The intensified enforcement environment has also led to a – although still rather limited - rise in leniency applications, including in Europe. Companies implicated in cartels are again more willing to self-report violations in exchange for reduced penalties, reaffirming leniency programs as a critical tool for regulators to dismantle cartels effectively. On the same vein, whistleblowing by employees have also seen a resurgence driven by the national transposition of the EU Whistleblowing Directive in EU member states.
The global cartel enforcement landscape shows a trend towards looking beyond administrative penalties, through an increase in criminal prosecution and civil damages claims. Authorities in several jurisdictions are increasingly pursuing criminal charges against individuals and companies involved in cartel conducts, which underscores their gravity.

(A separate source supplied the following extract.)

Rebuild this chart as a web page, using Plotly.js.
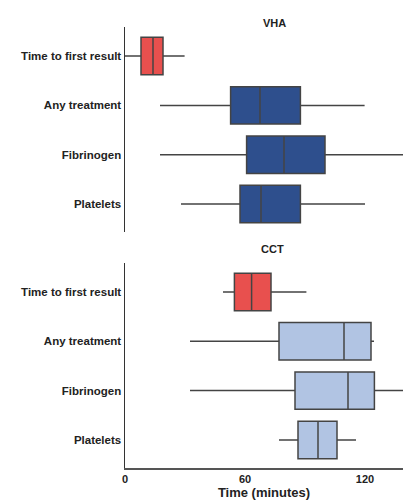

In addition, civil antitrust damages claims are continuing to rise as a significant complement to public antitrust enforcement. In addition to typical cartel damages follow-on claims, claimants are more and more claiming antitrust damages on the basis of abuse of dominance allegations or in connection with other allegations, e.g. data privacy or consumer law violations.
This dual approach – that seeks to combine public and private enforcement – demonstrates a 360-degree strategy of antitrust legislative pushes aimed to take down cartels and provide effective means to compensate those affected by the anti-competitive conduct. Competition policy initiatives in Europe providing a level of protection to leniency applicants in follow-on damages claims may further spur this trend.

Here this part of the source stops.